GML is designed to be a universal document language. It was even standardized by the International Standards Organization, which called it SGML (Standard Generalized Markup Language). Tim Berners-Lee derived HTML from SGML in 1990 when he put together the first proposals for the World Wide Web.

The other component that makes hypermedia work on the Web is HTTP (Hypertext Transfer Protocol). HTTP is the protocol that Web browsers and Web servers use to set up a connection and exchange information. When a Web browser accesses a Web server, it requests a specific HTML page on that server. The server then responds by sending the page to the client using HTTP protocols.

XML is the latest Web development, and potentially the most significant. It goes beyond HTML by allowing developers to tag information in documents. With XML, if a document contains an address, it will be tagged as "Address." Other programs can then search the document for "Address" and extract the value stored there. XML documents are true information documents with the same benefits as database files or spreadsheets. With standard HTML documents, if you wanted to extract some information, you had to resort to cut-and-paste techniques. With XML, your database program can automatically extract information. What XML does is allow Web documents to participate directly in business applications, electronic commerce, and workflow applications. See "XML (Extensible Markup Language)."

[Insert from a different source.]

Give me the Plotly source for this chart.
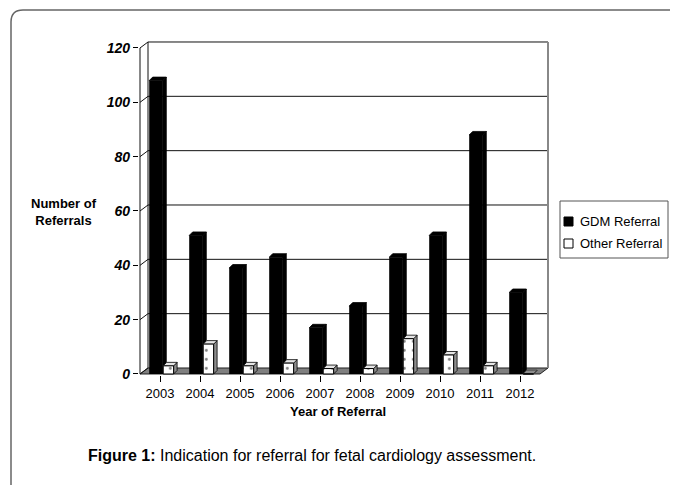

Another interesting development is DAV (Distributed Authoring and Version), which is a set of extensions to HTTP that allows distributed Web authoring tools to perform, in an interoperable manner, versioning and configuration management of Web resources. See "WebDAV."

Yet another interesting development is Webcasting, which allows users to receive Web pages, updates, and broadcasts by subscribing to a service. Broadcasts can include multimedia audio and video. See "Webcasting."